Tout, tout de suite
Morgan Sportès
éditions Fayard
2011
On continue dans la rentrée littéraire avec un ouvrage qui n'a rien de franchement mignon. "Vous qui entrez ici, laissez toute espérance. Ce livre est une autopsie: celle de nos sociétés saisies par la barbarie." Voici ce que vous lisez sur la quatrième de couverture du nouveau livre de Morgan Sportès Tout, tout de suite qui réinterprète à sa sauce l'affaire du "Gang des Barbares". En 2006, un jeune juif est retrouvé mourant près d'une voie ferrée après trois semaines de séquestration et de tortures. Il décédera dans l'ambulance. Plus d'une vingtaine de personnes ont été impliquées dans cette affaire à des degrés divers, de toutes confessions et de toutes origines. Si le motif de l'enlèvement du jeune homme était clairement crapuleux (le jeune homme aurait été enlevé parce qu'il était juif, donc forcément riche logique d'ailleurs pour le moins stupide) les motivations antisémites ont été clairement soulevées sans pour autant être établies. Crime crapuleux, crime haineux? Morgan Sportès s'empare des faits et se livre à ses propres interprétations en reconstituant à sa manière toute l'histoire. La démarche peut paraître un peu gênante dans la mesure où l'auteur dénonce des gens qui ont perdu toute notion entre réel et irréel et agissent comme s'ils étaient dans un film. Zelda, "l'appât", se prend pour une vedette, les ravisseurs cherchent un moment du "faux sang" pour faire comme s'ils avaient battu Elie, la victime, histoire de ne pas le battre pour de vrai...Or, que fait Sportès sinon en faire des personnages, travestir leurs noms et passer tout au filtre de l'écriture? Ce point me chiffonne.

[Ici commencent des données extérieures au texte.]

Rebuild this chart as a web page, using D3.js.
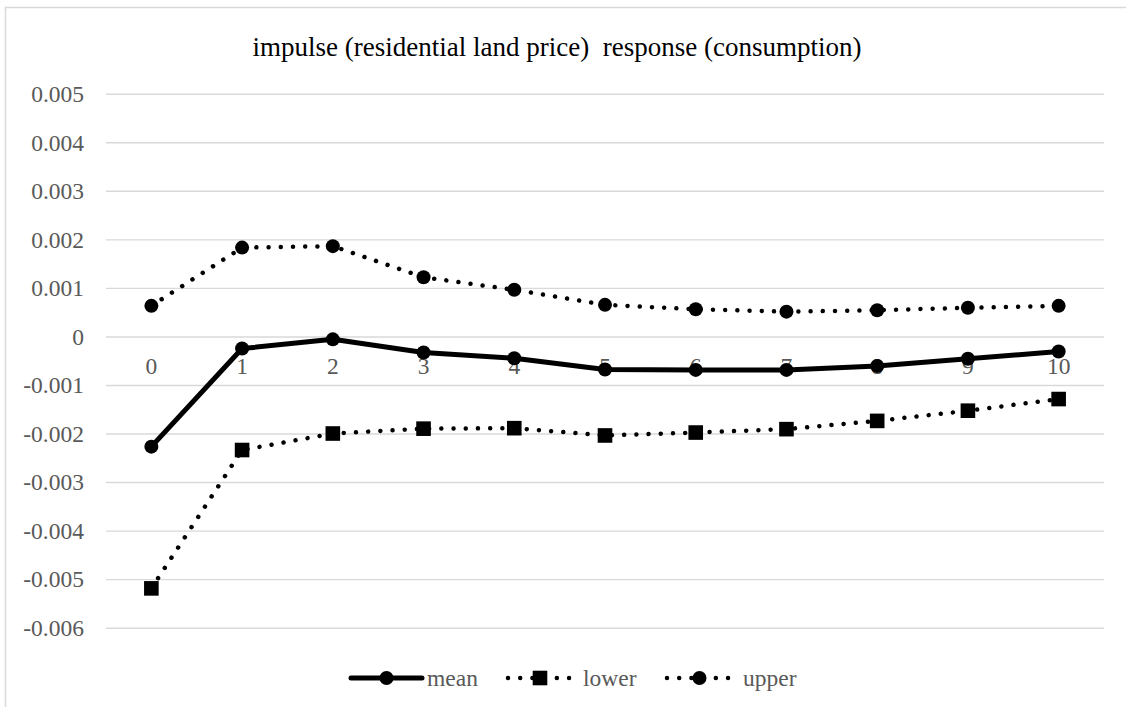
<!DOCTYPE html>
<html>
<head>
<meta charset="utf-8">
<script src="https://cdn.jsdelivr.net/npm/d3@7"></script>
<style>
  html, body { margin: 0; padding: 0; background: #fff; }
  svg { display: block; }
  svg text { font-family: "Liberation Serif", "Times New Roman", serif; }
</style>
</head>
<body>
<svg id="chart" width="1126" height="707"></svg>
<script>
// Impulse response of consumption to a residential land price shock
const periods = ["0", "1", "2", "3", "4", "5", "6", "7", "8", "9", "10"];
const meanValues  = [-0.00227, -0.00025, -0.00006, -0.00033, -0.00045, -0.00068, -0.00069, -0.00069, -0.00061, -0.00046, -0.00031];
const lowerValues = [-0.00519, -0.00234, -0.00200, -0.00190, -0.00189, -0.00204, -0.00198, -0.00191, -0.00174, -0.00153, -0.00129];
const upperValues = [0.00063, 0.00183, 0.00186, 0.00122, 0.00096, 0.00065, 0.00056, 0.00051, 0.00054, 0.00059, 0.00063];
const yTicks = [0.005, 0.004, 0.003, 0.002, 0.001, 0, -0.001, -0.002, -0.003, -0.004, -0.005, -0.006];
const titleText = "impulse (residential land price)  response (consumption)";

const series = [
  { name: "mean",  values: meanValues,  marker: "circle", dotted: false },
  { name: "lower", values: lowerValues, marker: "square", dotted: true },
  { name: "upper", values: upperValues, marker: "circle", dotted: true }
];

const svg = d3.select("#chart");
const plot = { left: 106, right: 1104, top: 93.7, bottom: 627.7 };
const serif = '"Liberation Serif", "Times New Roman", serif';

// outer chart frame
svg.append("rect")
  .attr("x", 5.5).attr("y", 7.5)
  .attr("width", 1140).attr("height", 720)
  .attr("fill", "#fff")
  .attr("stroke", "#d9d9d9").attr("stroke-width", 1.5);

const x = d3.scaleBand().domain(periods).range([plot.left, plot.right]).padding(0);
const y = d3.scaleLinear().domain([-0.006, 0.005]).range([plot.bottom, plot.top]);
const cx = p => x(p) + x.bandwidth() / 2;

// title
svg.append("text")
  .attr("x", 557)
  .attr("y", 56)
  .attr("text-anchor", "middle")
  .style("font-family", serif)
  .style("font-size", "27px")
  .style("white-space", "pre")
  .attr("xml:space", "preserve")
  .attr("fill", "#000")
  .text(titleText);

// gridlines + y tick labels
const yAxis = d3.axisLeft(y)
  .tickValues(yTicks)
  .tickSize(-(plot.right - plot.left))
  .tickPadding(22)
  .tickFormat(d => d === 0 ? "0" : d3.format(".3f")(d).replace("−", "-"));

const gy = svg.append("g")
  .attr("transform", `translate(${plot.left},0)`)
  .call(yAxis);
gy.select(".domain").remove();
gy.selectAll(".tick line").attr("stroke", "#d9d9d9").attr("stroke-width", 1.4);
gy.selectAll(".tick text")
  .attr("fill", "#595959")
  .style("font-family", serif)
  .style("font-size", "23.5px")
  .attr("dy", "0.33em");

// category labels sit just below the zero line
const xAxis = d3.axisBottom(x).tickSize(0).tickPadding(21);
const gx = svg.append("g")
  .attr("transform", `translate(0,${y(0)})`)
  .call(xAxis);
gx.select(".domain").remove();
gx.selectAll(".tick text")
  .attr("fill", "#595959")
  .style("font-family", serif)
  .style("font-size", "23.5px")
  .attr("dy", "0.71em");

const line = d3.line().x((d, i) => cx(periods[i])).y(d => y(d));

function styleStroke(sel, dotted) {
  sel.attr("fill", "none")
    .attr("stroke", "#000")
    .attr("stroke-width", dotted ? 4.5 : 5)
    .attr("stroke-linejoin", "round")
    .attr("stroke-linecap", "round");
  if (dotted) sel.attr("stroke-dasharray", "0.01 12.2");
}

function drawMarker(g, type, px, py) {
  if (type === "circle") {
    g.append("circle").attr("cx", px).attr("cy", py).attr("r", 7).attr("fill", "#000");
  } else {
    g.append("rect").attr("x", px - 7.3).attr("y", py - 7.3)
      .attr("width", 14.6).attr("height", 14.6).attr("fill", "#000");
  }
}

// series lines and markers
series.forEach(s => {
  const g = svg.append("g").attr("class", "series-" + s.name);
  g.append("path").datum(s.values).attr("d", line).call(styleStroke, s.dotted);
  s.values.forEach((v, i) => drawMarker(g, s.marker, cx(periods[i]), y(v)));
});

// legend
const legendY = 678;
const legendItems = [
  { s: series[0], x0: 351, x1: 422, tx: 427 },
  { s: series[1], x0: 508, x1: 572, tx: 583 },
  { s: series[2], x0: 667, x1: 732, tx: 743 }
];
legendItems.forEach(it => {
  const g = svg.append("g");
  g.append("path")
    .attr("d", d3.line()([[it.x0, legendY], [it.x1, legendY]]))
    .call(styleStroke, it.s.dotted);
  drawMarker(g, it.s.marker, (it.x0 + it.x1) / 2, legendY);
  g.append("text")
    .attr("x", it.tx).attr("y", legendY + 8)
    .style("font-family", serif)
    .style("font-size", "23.5px")
    .attr("fill", "#595959")
    .text(it.s.name);
});
</script>
</body>
</html>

Ceci dit, sorti de ça, je me dois de saluer une performance littéraire remarquable. Loin d'adopter un manichéisme bon teint, Morgan Sportès se livre à une réelle autopsie des faits et des personnages en s'interdisant lui-même tout jugement de valeur. Les faits sont assez horribles et parlent d'eux-même à quoi bon en rajouter? Les réflexions "morales" sont celles des propres acteurs du drame sous forme de citations ou de comptes-rendus de procès, elles sont très rarement celles du narrateur. Sportès reste dans le "concret": âge et confession des différents protagonistes, caractéristiques physiques, habitudes de vie, énoncé des faits... Le résultat est glaçant car au final le lecteur est placé dans le rôle du juge: "voilà comment ça s'est passé, semble dire l'auteur, voilà ce que ces gens ont fait, à vous de décider s'ils étaient coupables ou non et à quel degré." Au demeurant, nous voilà confrontés à une histoire qui donne la nausée; des gens qui en toute bonne foi, pas forcément très méchants d'ailleurs, décident sans aucun scrupule, sans même paraître réaliser la gravité de leur geste, d'enlever et de torturer un jeune homme qui ne leur avait rien fait, tout ça pour de l'argent. Et pourquoi pas après tout? Il y a bien des émissions de télé-réalité où l'on voit des gens prêts à tout pour le même objectif. Je serais bien en peine de déterminer si l'affaire du Gang des Barbares relève de l'antisémitisme; en revanche, je suis pleinement d'accord avec le terme de barbares.